Exercise input:
· · · · ·
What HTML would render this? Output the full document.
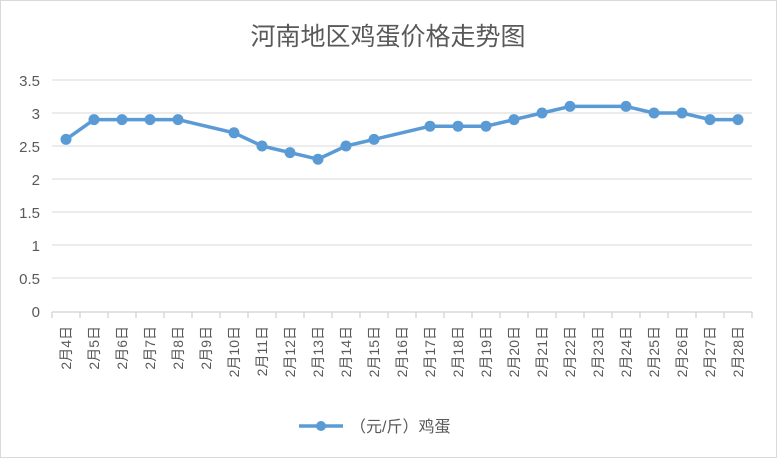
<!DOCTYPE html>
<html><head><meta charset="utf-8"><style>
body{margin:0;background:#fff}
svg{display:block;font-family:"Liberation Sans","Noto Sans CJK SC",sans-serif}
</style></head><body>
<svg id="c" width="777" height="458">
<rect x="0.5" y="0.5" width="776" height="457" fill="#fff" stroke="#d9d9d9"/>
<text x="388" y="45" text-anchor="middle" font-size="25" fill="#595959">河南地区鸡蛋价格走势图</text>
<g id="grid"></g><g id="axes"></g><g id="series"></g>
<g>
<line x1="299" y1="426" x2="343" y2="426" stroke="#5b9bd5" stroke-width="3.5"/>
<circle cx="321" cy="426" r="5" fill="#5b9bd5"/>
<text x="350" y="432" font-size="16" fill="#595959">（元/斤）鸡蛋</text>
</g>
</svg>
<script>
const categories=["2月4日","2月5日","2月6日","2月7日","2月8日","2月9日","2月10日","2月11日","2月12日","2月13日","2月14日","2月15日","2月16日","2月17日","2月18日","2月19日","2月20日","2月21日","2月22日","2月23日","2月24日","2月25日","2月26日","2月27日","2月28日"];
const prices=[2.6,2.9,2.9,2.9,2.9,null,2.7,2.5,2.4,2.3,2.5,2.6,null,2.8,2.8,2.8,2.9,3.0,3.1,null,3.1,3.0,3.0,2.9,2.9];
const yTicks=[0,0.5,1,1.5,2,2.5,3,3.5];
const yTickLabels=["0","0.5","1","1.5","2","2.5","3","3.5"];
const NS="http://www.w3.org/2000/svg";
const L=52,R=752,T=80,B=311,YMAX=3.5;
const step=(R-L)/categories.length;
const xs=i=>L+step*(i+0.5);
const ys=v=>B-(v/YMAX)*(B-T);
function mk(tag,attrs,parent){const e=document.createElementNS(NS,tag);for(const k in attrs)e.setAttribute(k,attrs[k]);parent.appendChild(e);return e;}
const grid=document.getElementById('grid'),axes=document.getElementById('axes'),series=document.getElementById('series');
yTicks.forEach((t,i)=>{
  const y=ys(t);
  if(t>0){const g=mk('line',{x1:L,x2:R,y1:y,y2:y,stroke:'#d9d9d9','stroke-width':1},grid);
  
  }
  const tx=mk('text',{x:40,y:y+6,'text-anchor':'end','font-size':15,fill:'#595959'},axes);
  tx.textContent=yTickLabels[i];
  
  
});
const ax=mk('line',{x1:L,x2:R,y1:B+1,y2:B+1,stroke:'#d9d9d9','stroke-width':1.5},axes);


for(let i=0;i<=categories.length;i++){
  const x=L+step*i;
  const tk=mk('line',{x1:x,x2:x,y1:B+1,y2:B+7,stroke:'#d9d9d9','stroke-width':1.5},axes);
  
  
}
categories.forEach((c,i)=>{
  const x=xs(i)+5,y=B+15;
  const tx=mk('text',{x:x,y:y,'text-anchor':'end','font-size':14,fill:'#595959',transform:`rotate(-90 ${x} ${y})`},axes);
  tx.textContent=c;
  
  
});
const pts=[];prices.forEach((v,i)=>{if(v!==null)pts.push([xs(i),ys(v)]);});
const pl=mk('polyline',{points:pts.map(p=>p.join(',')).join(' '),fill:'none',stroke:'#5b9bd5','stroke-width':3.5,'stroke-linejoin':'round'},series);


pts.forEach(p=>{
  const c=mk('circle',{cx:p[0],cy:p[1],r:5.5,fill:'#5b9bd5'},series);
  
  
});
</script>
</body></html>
· · · · ·
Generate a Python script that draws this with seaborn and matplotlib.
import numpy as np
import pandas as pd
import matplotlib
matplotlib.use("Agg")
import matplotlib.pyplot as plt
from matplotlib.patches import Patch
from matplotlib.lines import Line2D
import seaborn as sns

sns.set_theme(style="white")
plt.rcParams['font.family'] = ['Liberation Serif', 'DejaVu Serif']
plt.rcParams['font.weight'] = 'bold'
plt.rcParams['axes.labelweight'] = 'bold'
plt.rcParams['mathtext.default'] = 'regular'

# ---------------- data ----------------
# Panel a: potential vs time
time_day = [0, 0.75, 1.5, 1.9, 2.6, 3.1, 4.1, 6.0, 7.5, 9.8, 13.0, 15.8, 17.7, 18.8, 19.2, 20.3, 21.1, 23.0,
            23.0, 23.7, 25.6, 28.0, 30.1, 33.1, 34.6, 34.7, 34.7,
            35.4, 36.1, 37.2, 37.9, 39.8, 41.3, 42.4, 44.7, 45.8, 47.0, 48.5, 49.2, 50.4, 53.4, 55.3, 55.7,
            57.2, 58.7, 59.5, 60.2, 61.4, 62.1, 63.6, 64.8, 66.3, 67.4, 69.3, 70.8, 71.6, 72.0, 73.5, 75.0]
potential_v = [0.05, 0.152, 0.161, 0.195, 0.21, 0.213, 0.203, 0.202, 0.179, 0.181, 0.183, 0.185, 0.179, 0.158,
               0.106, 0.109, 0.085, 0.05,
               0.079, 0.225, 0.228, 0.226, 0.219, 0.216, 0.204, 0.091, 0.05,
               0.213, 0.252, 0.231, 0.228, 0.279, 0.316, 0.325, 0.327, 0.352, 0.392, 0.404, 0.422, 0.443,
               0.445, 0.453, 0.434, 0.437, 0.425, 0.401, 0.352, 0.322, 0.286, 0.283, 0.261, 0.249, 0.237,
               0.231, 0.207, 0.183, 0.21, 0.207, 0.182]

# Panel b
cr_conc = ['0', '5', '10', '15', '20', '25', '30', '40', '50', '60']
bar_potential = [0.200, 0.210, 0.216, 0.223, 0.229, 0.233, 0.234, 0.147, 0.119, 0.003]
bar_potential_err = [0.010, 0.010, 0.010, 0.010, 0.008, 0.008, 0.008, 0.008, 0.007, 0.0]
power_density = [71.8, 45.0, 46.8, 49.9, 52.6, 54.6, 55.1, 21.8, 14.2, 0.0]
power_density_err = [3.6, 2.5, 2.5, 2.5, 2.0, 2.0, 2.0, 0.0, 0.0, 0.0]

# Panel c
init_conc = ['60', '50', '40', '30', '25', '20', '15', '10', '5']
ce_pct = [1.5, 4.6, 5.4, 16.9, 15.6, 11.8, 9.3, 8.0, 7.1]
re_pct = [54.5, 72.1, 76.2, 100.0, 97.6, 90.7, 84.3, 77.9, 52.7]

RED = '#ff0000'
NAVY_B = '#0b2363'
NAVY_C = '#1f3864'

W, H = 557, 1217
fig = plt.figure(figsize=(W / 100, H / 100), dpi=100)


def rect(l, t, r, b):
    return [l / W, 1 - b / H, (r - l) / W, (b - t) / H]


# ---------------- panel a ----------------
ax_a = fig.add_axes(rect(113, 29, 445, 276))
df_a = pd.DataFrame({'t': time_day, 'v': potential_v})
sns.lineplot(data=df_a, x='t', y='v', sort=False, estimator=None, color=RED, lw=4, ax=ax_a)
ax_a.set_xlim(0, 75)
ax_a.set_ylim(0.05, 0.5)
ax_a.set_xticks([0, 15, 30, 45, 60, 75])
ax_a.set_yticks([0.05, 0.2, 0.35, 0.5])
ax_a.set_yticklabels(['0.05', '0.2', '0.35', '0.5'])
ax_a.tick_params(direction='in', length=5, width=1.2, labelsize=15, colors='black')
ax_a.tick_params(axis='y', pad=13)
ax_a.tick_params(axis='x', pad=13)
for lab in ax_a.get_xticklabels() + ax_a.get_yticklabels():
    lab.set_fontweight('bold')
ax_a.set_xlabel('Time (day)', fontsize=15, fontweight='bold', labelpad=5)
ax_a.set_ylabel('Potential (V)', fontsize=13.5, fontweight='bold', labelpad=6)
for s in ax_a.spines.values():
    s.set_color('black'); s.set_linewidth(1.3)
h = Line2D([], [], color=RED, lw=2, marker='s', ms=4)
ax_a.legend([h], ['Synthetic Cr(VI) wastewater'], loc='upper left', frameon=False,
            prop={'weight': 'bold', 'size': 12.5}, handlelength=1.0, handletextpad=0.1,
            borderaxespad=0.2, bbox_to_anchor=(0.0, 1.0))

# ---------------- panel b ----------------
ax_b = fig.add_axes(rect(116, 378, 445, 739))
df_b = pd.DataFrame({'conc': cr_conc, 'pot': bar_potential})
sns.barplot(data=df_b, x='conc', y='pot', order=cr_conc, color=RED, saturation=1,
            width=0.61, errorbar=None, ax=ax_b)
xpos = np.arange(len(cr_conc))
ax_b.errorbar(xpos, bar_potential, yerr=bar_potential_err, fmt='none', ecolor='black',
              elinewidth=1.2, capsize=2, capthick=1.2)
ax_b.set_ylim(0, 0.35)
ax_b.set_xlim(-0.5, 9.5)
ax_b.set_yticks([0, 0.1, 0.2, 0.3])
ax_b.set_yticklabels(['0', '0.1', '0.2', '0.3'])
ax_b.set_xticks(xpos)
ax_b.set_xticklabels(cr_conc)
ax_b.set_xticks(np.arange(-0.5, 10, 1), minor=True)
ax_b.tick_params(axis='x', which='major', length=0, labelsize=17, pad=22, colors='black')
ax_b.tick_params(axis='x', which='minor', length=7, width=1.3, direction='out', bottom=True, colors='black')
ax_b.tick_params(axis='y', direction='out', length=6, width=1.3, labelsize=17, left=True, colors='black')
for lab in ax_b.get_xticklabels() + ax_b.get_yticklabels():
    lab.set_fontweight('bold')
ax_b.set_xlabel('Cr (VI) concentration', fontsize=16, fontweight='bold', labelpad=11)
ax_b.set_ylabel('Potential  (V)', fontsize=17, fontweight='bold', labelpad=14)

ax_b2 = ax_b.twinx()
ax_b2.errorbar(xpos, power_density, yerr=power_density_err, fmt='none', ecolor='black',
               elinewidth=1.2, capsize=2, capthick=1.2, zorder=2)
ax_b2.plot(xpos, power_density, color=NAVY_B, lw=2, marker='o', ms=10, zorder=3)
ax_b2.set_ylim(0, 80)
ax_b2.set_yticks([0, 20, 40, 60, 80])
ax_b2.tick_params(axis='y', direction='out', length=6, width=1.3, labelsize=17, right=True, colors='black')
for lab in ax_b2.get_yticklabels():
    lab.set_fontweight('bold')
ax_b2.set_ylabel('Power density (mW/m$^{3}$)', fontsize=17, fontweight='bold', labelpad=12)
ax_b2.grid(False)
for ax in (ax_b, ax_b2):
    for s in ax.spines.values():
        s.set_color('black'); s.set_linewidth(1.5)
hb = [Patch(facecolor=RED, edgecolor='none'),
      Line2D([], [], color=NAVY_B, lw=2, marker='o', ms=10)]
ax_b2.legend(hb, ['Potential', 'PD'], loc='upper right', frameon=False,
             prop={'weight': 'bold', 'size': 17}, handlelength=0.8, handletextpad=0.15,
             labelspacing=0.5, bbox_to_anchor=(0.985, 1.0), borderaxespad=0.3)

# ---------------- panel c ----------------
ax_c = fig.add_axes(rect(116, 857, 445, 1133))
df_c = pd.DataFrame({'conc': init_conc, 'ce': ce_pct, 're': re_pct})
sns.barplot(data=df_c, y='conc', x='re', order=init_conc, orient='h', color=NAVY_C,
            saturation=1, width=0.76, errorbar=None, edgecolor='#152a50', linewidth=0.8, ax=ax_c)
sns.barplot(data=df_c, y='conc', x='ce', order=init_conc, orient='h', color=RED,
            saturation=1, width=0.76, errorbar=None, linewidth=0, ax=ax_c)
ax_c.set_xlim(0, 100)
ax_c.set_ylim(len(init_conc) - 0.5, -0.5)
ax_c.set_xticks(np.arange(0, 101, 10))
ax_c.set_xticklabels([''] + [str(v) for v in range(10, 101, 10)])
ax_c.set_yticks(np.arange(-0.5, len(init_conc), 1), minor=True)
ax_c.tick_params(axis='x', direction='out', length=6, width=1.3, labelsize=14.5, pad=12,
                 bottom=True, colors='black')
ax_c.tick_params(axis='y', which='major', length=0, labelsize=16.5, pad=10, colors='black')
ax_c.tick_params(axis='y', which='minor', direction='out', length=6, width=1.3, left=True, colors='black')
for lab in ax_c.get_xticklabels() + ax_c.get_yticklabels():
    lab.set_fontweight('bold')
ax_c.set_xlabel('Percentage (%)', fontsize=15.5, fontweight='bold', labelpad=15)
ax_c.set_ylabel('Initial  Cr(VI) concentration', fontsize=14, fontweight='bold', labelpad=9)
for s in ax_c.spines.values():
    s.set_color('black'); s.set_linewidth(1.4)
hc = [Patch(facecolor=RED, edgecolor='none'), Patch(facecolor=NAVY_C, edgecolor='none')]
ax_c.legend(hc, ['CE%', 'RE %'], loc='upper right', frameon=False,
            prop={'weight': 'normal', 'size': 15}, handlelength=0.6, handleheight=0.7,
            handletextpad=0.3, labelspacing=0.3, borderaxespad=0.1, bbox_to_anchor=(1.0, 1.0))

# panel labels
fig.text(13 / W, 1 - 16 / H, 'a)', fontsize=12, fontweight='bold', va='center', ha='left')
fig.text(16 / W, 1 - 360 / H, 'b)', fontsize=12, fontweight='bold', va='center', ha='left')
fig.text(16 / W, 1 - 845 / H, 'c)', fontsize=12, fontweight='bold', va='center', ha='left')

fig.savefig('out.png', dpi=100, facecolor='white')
· · · · ·
What you have to do:
Print, from the entries above, the line with "Generate a Python", the line with "import seaborn as sns" and all lines between them, exactly and with nothing else.

The response:
Generate a Python script that draws this with seaborn and matplotlib.
import numpy as np
import pandas as pd
import matplotlib
matplotlib.use("Agg")
import matplotlib.pyplot as plt
from matplotlib.patches import Patch
from matplotlib.lines import Line2D
import seaborn as sns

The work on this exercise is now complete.